A $110 'special price' to change to a later
flight made me acutely aware that I was in serious trouble if Sarah wasn't cool
with lending me the money. She was, probably out of compassion, but possibly
just to be rid of someone who was quickly becoming a broken mirror, black cat
and wrong side of the bed proposition to be around. At least it gave us the
chance to say a proper goodbye not knowing when our paths would be crossing
again either.
Having just bailed me out, Sarah should have
stopped me from smothering myself in factor 500 idiot crème, with added synapse
inhibitors.

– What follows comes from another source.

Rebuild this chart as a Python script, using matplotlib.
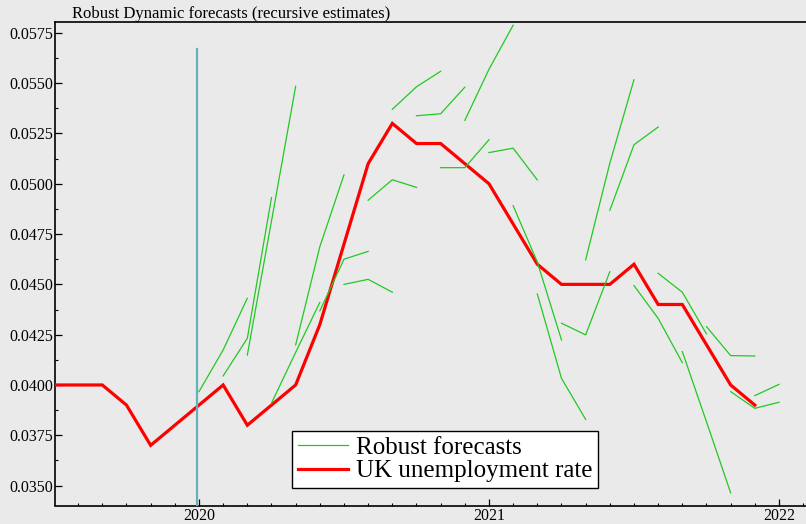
import numpy as np
import matplotlib
matplotlib.use("Agg")
import matplotlib.pyplot as plt
from matplotlib.ticker import MultipleLocator, FixedLocator
from matplotlib.lines import Line2D

plt.rcParams['font.family'] = ['Liberation Serif', 'DejaVu Serif']

# UK unemployment rate, monthly from July 2019 to December 2021
rate_start = 2019.5
uk_rate = [0.040, 0.040, 0.040, 0.039, 0.037, 0.038,
           0.039, 0.040, 0.038, 0.039, 0.040, 0.043,
           0.047, 0.051, 0.053, 0.052, 0.052, 0.051,
           0.050, 0.048, 0.046, 0.045, 0.045, 0.045,
           0.046, 0.044, 0.044, 0.042, 0.040, 0.039]

# Recursive robust forecasts: one path per origin month (Jan 2020 .. Dec 2021),
# steps 1, 2 and 3 of each path
fc_start = 2020.0
fc_step1 = [0.03967, 0.04045, 0.04149, 0.03910, 0.04199, 0.04368,
            0.04500, 0.04918, 0.05370, 0.05338, 0.05080, 0.05315,
            0.05155, 0.04891, 0.04452, 0.04307, 0.04622, 0.04868,
            0.04494, 0.04555, 0.04166, 0.04290, 0.03967, 0.03947]
fc_step2 = [0.04174, 0.04232, 0.04815, 0.04162, 0.04687, 0.04625,
            0.04525, 0.05020, 0.05482, 0.05348, 0.05080, 0.05569,
            0.05177, 0.04611, 0.04033, 0.04249, 0.05102, 0.05194,
            0.04331, 0.04461, 0.03817, 0.04146, 0.03884, 0.04003]
fc_step3 = [0.04431, 0.04931, 0.05484, 0.04410, 0.05044, 0.04664,
            0.04461, 0.04982, 0.05559, 0.05480, 0.05219, 0.05788,
            0.05019, 0.04224, 0.03829, 0.04563, 0.05517, 0.05282,
            0.04111, 0.04254, 0.03464, 0.04144, 0.03914, np.nan]

forecast_origin_line = 2019.994
forecast_line_top = 0.0567

year_ticks = [2020, 2021, 2022]
y_ticks = [0.0350, 0.0375, 0.0400, 0.0425, 0.0450, 0.0475,
           0.0500, 0.0525, 0.0550, 0.0575]

bg = '#eaeaea'
green = '#22c822'
red = '#ff0000'
teal = '#62b2b8'

fig = plt.figure(figsize=(8.06, 5.24), dpi=100, facecolor=bg)
W, H = 806, 524
left_px, right_px, top_px, bottom_px = 55, 809, 22, 505.5
ax = fig.add_axes([left_px / W, 1 - bottom_px / H,
                   (right_px - left_px) / W, (bottom_px - top_px) / H])
ax.set_facecolor(bg)

# Red actual series
x_rate = rate_start + np.arange(len(uk_rate)) / 12
ax.plot(x_rate, uk_rate, color=red, lw=2.3, zorder=3, solid_joinstyle='miter')

# Green forecast paths
for i in range(len(fc_step1)):
    vals = np.array([fc_step1[i], fc_step2[i], fc_step3[i]])
    xs = fc_start + (i + np.arange(3)) / 12
    ax.plot(xs, vals, color=green, lw=0.9, zorder=4)

# Forecast origin marker
ax.plot([forecast_origin_line, forecast_origin_line], [0.0, forecast_line_top],
        color=teal, lw=1.6, zorder=5)

x_left = 2019.5035
ax.set_xlim(x_left, x_left + (right_px - left_px) / 290)
ax.set_ylim(0.03401, 0.05804)

ax.xaxis.set_major_locator(FixedLocator(year_ticks))
ax.xaxis.set_minor_locator(MultipleLocator(1 / 12))
ax.set_xticklabels([str(y) for y in year_ticks])
ax.yaxis.set_major_locator(FixedLocator(y_ticks))
ax.yaxis.set_minor_locator(MultipleLocator(0.00125))
ax.set_yticklabels([f"{v:.4f}" for v in y_ticks])

ax.tick_params(axis='both', which='major', direction='in', length=5,
               width=0.9, labelsize=11.5, colors='black')
ax.tick_params(axis='both', which='minor', direction='in', length=2.5,
               width=0.8)
ax.tick_params(axis='y', which='both', pad=1.5)
ax.tick_params(axis='x', which='both', pad=2)
ax.tick_params(top=False, right=False, which='both')

for side in ['left', 'bottom', 'top']:
    ax.spines[side].set_linewidth(1.2)
    ax.spines[side].set_color('black')
ax.spines['right'].set_visible(False)

fig.text(72 / W, 1 - 18 / H, "Robust Dynamic forecasts (recursive estimates)",
         fontsize=12, va='baseline', ha='left')

handles = [Line2D([], [], color=green, lw=0.9),
           Line2D([], [], color=red, lw=2.3)]
leg = ax.legend(handles, ["Robust forecasts", "UK unemployment rate"],
                loc='lower left',
                bbox_to_anchor=((292 - left_px) / (right_px - left_px),
                                (bottom_px - 488) / (bottom_px - top_px)),
                borderaxespad=0, fontsize=18, frameon=True, fancybox=False,
                framealpha=1, facecolor='white', edgecolor='black',
                handlelength=2.0, handletextpad=0.35, borderpad=0.22,
                labelspacing=0.05)
leg.get_frame().set_linewidth(1.0)
leg.set_zorder(10)

fig.savefig("out.png", dpi=100, facecolor=bg)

It took me another 30 minutes to get through passport control. I
was close enough to departure time to hurry through the crowds with disbelief,
desperation and a sense of de ja vue trailing after me like I had literally
shit myself. Had it not been for 2 months of white rice, I probably would have.
Hurrying turned out to be unnecessary as no one
was in any rush to board this plane. Docketed departure time came and went
without too much concern from anyone not influenced by the state I was in. 30
minutes later I could hear Fate having a fine old chuckle to herself as we
finally took off with my head full of 'what could have been' had the earlier
flight been so loose on punctuality.
That demoralising thought finally got washed
away when a heavy storm thundered in about 10 seconds after boarding the plane
in Kuala Lumpur. In true typhoon fashion, the dry runway was flooded 2 minutes
after it started raining. Had it drenched me before boarding, no one would have
been able to convince me that the rain wasn't just Fate pissing herself with
laughter.
Which is what she ended up doing when neither
Trev nor I had any money to get out of the airport car-park in Perth. Trev went
off to search the car and suggested I work on my begging or busking routine
while he was gone. Then I remembered that the credit card may have expired, but
my normal account still had double the amount the car-park mafia wanted to
charge for less than 2 hours of parking. 5 minutes back in Australia and I was
made acutely aware of the different standards of living between us and our Asian
neighbours as I could have eaten for 3 days with what a 3x2 square metre patch
of concrete cost for 45 minutes of lease.